I came close when I tried using a laptop in a hotel room in Sweden. No dial tone and a rather hot dongle on the Psion Dacom eventually made me realise it was an ISDN setup rather than a conventional exchange line. The modem survived but always did smell a bit of kippers :-)
I fell from the top of a 19" (earthed) rack after contacting a '50volt' supply. That was indoors and in the dry. I certainly felt it. My arms were resting on the earthed metal. 50v would probably not be fatal, but could prove so if unrestrained at a height.
| > As IME one does not "clamp on" at 30ma, time does not matter, it is | > uncomfortable enough so that you disconnect yourself from the supply. | | On the contrary - time may indeed matter. Ever wondered why an RCD is | designed to trip within a specified time?
Because it must trip sometime. If a time was not specified it could fail to trip, and still pass the test. Have you never designed anything? Have you never written a test specification?
There must be a marked difference in personal response to 50v dc. I can honestly say I "never" recall feeling anything from contact with the 50v in telephone exchanges (inside in the dry), whether via a busbar/fuse etc or via a restriction such as a line circuit. The traditional "test lamp"[1] had uncovered metalwork probe which a natural grasp placed fingers in contact with. Some TOs covered this simply to prevent being surprised by inadvertently finding ringing current on a probed circuit.

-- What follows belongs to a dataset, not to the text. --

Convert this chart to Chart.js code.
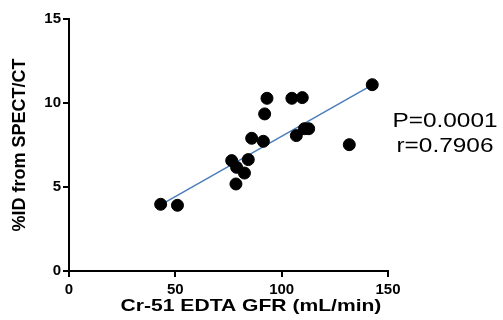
<!DOCTYPE html>
<html>
<head>
<meta charset="utf-8">
<script src="https://cdn.jsdelivr.net/npm/chart.js@4/dist/chart.umd.min.js"></script>
<style>
  html, body { margin: 0; padding: 0; background: #fff; }
  #wrap { position: relative; width: 503px; height: 320px; }
</style>
</head>
<body>
<div id="wrap"><canvas id="chart" width="503" height="320"></canvas></div>
<script>
// Cr-51 EDTA GFR (mL/min) vs %ID from SPECT/CT
const gfrValues = [43.1, 51.0, 76.5, 78.8, 78.5, 82.5, 84.3, 85.9, 91.4, 92.0, 93.1, 104.8, 109.7, 106.9, 110.7, 112.7, 131.8, 142.6];
const idValues = [3.97, 3.91, 6.57, 6.17, 5.18, 5.83, 6.63, 7.90, 7.72, 9.35, 10.28, 10.28, 10.32, 8.06, 8.47, 8.47, 7.52, 11.09];

// fitted line ends
const fitX = [42.7, 142.0];
const fitY = [3.91, 11.04];

const xTicks = [0, 50, 100, 150];
const yTicks = [0, 5, 10, 15];
const xTitle = 'Cr-51 EDTA GFR (mL/min)';
const yTitle = '%ID from SPECT/CT';
const statLines = ['P=0.0001', 'r=0.7906'];

const FONT = '"Liberation Sans", Arial, sans-serif';

// the source picture is a bit stretched sideways, so the free text is too
function wideText(ctx, text, x, y, font, stretch) {
  ctx.save();
  ctx.font = font;
  ctx.textAlign = 'center';
  ctx.textBaseline = 'middle';
  ctx.fillStyle = '#000';
  ctx.translate(x, y);
  ctx.scale(stretch, 1);
  ctx.fillText(text, 0, 0);
  ctx.restore();
}

const extraText = {
  id: 'extraText',
  afterDraw(chart) {
    const ctx = chart.ctx;
    wideText(ctx, xTitle, 251, 306, 'bold 17px ' + FONT, 1.24);
    wideText(ctx, statLines[0], 445, 121, '20px ' + FONT, 1.22);
    wideText(ctx, statLines[1], 445, 146, '20px ' + FONT, 1.22);
  },
};

const tickFont = { family: FONT, size: 15, weight: 'bold' };

new Chart(document.getElementById('chart'), {
  type: 'scatter',
  data: {
    datasets: [
      {
        data: gfrValues.map((x, i) => ({ x, y: idValues[i] })),
        backgroundColor: '#000',
        borderColor: '#000',
        pointRadius: 6,
        pointHoverRadius: 6,
        order: 0,
      },
      {
        type: 'line',
        data: fitX.map((x, i) => ({ x, y: fitY[i] })),
        borderColor: '#4a7ebb',
        borderWidth: 1.5,
        pointRadius: 0,
        fill: false,
        order: 1,
      },
    ],
  },
  options: {
    responsive: false,
    animation: false,
    layout: {
      padding: { top: 19, right: 115, left: 0, bottom: 0 },
    },
    plugins: {
      legend: { display: false },
      tooltip: { enabled: false },
    },
    scales: {
      x: {
        type: 'linear',
        min: 0,
        max: 150,
        afterBuildTicks: (scale) => {
          scale.ticks = xTicks.map((value) => ({ value }));
        },
        afterFit: (scale) => {
          scale.height = 49;
        },
        border: { color: '#000', width: 2 },
        grid: { drawOnChartArea: false, drawTicks: true, tickLength: 6, color: '#000', lineWidth: 2 },
        ticks: { color: '#000', font: tickFont, padding: 4, maxRotation: 0 },
      },
      y: {
        type: 'linear',
        min: 0,
        max: 15,
        afterBuildTicks: (scale) => {
          scale.ticks = yTicks.map((value) => ({ value }));
        },
        afterFit: (scale) => {
          scale.width = 69;
        },
        border: { color: '#000', width: 2 },
        grid: { drawOnChartArea: false, drawTicks: true, tickLength: 6, color: '#000', lineWidth: 2 },
        ticks: { color: '#000', font: tickFont, padding: 2 },
        title: {
          display: true,
          text: yTitle,
          color: '#000',
          font: { family: FONT, size: 18, weight: 'bold' },
          padding: { top: 9, bottom: 0 },
        },
      },
    },
  },
  plugins: [extraText],
});
</script>
</body>
</html>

[1] A device with two 50 volt carbon filament lamps in series, the test probe applied to a circuit point was connected to the centre-point with -50v at one lamp end, earth (0v) at the other. This gave surprisingly useful results. Users rapidly learned to be able to judge a variety of conditions from the difference in glow of the lamps. Conditions such as full 50v, full earth immediately obvious but also possible to tell if a point was fed by a supply via a range of resistances such as a 200R coil, 1k, coil, 10k etc. simply through the lamps differential brightness. Simple but effective, robust and cheap.
I must agree, I never ever felt 50v dc, however a colleague who vaporised a
10" spanner across a unfused exchange battery might have felt differently!
Ringing current though is a different matter - many happy hours, as an apprentice, lighting up colleagues by ringing circuits that they were wiring up.